Over my theatregoing years, I’ve been able to see a number of fancy actor people on stage. I’m almost always disappointed when it comes time for curtain call. I don’t know who these SUPER IMPORTANT AND SERIOUS actors think they are, really, but they never seem that happy to be there. Jude Law comes to mind, mostly. Saw him in Hamlet and he looked pissed that people were applauding him. On the other end of the spectrum, there’s Daniel Radcliffe. Never have seen a person more excited to be on stage. Seemed genuinely shocked that people were there to see him and enjoyed his performance (for real, I saw the first preview of Equus here in 2007, he was so happy). So I was glad to see that Tennant was towards the Radcliffe end. You don’t ever want to find out your fake TV boyfriend is a jerk! He can stay on the list.

An American Thanksgiving in England

Thanksgiving is probably my favorite holiday. It’s not religious, so I never felt left out, or had to explain to confused friends what it was about. With the exception of maybe a year or two here and there, my parents have always hosted, so I always got to be at home. I’d usually get up early, head downstairs in pajamas, and plant myself on the couch with a warm drink to watch the big parade. Maybe I’d help chop some vegetables, but let’s be honest, I mostly just sat and watched the parade and was all snuggly and cozy while the house filled up with Thanksgiving smells.

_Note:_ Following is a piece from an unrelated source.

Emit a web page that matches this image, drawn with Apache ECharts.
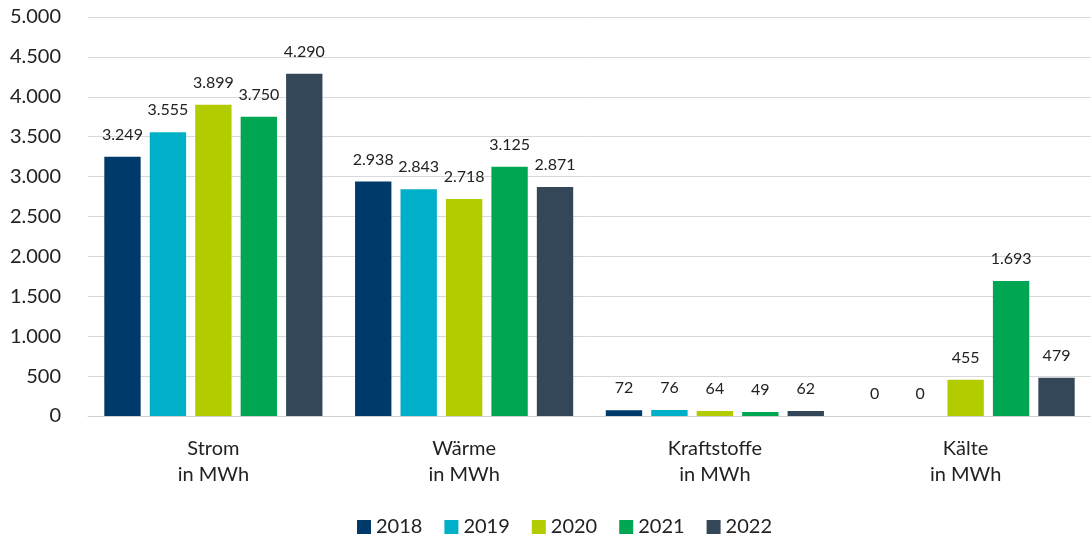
<!DOCTYPE html>
<html>
<head>
<meta charset="utf-8">
<script src="https://cdn.jsdelivr.net/npm/echarts@6/dist/echarts.min.js"></script>
<style>
  html, body { margin: 0; padding: 0; background: #fff; }
  #chart { width: 1091px; height: 545px; }
</style>
</head>
<body>
<div id="chart"></div>
<script>
const categories = ['Strom\nin MWh', 'Wärme\nin MWh', 'Kraftstoffe\nin MWh', 'Kälte\nin MWh'];
const years = ['2018', '2019', '2020', '2021', '2022'];
const v2018 = [3249, 2938, 72, 0];
const v2019 = [3555, 2843, 76, 0];
const v2020 = [3899, 2718, 64, 455];
const v2021 = [3750, 3125, 49, 1693];
const v2022 = [4290, 2871, 62, 479];
const colors = ['#003a6b', '#00b0c8', '#b3cc00', '#00a651', '#344759'];

const fmt = v => String(v).replace(/\B(?=(\d{3})+(?!\d))/g, '.');
const font = 'Lato, "Noto Sans", sans-serif';

const chart = echarts.init(document.getElementById('chart'));
const values = [v2018, v2019, v2020, v2021, v2022];

chart.setOption({
  animation: false,
  color: colors,
  textStyle: { fontFamily: font },
  grid: { left: 88, right: 0, top: 17, bottom: 129 },
  legend: {
    bottom: 3,
    left: 352,
    itemWidth: 14,
    itemHeight: 14,
    itemGap: 22,
    icon: 'rect',
    textStyle: { fontSize: 20, color: '#222', fontFamily: font }
  },
  xAxis: {
    type: 'category',
    data: categories,
    axisTick: { show: false },
    axisLine: { lineStyle: { color: '#d0d0d0', width: 1 } },
    axisLabel: { fontSize: 20, color: '#222', lineHeight: 26, margin: 20, fontFamily: font }
  },
  yAxis: {
    type: 'value',
    min: 0,
    max: 5000,
    interval: 500,
    axisLabel: { fontSize: 20, color: '#222', margin: 27, formatter: fmt, fontFamily: font },
    splitLine: { lineStyle: { color: '#d9d9d9', width: 1 } }
  },
  series: years.map((y, i) => ({
    name: y,
    type: 'bar',
    data: values[i],
    barGap: '25%',
    barCategoryGap: '13%',
    label: {
      show: true,
      position: 'top',
      distance: 14,
      fontSize: 16,
      color: '#222',
      fontFamily: font,
      formatter: p => fmt(p.value)
    }
  }))
});
</script>
</body>
</html>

This year was the very first time ever I haven’t been home for Thanksgiving. And the first time in many years I haven’t had to strategically plan when to leave work to avoid the biggest crowds at Grand Central and mentally prepare myself to throw lots of elbows and push my way to a seat on a crowded train (pretty sure I had a stress dream about that last week). I’ve also had to explain the holiday to people who don’t know what it is. And it’s also Hanukkah, which noooo one seems to understand. No one even knew what a dreidel was! What is this place! So I was feeling doubly mopey and homesick, doing my best to be excited about two holidays no one in London understands. Luckily, I had a place to go to feel at home, and while it wasn’t exactly like my past Thanksgivings, it was pretty wonderful.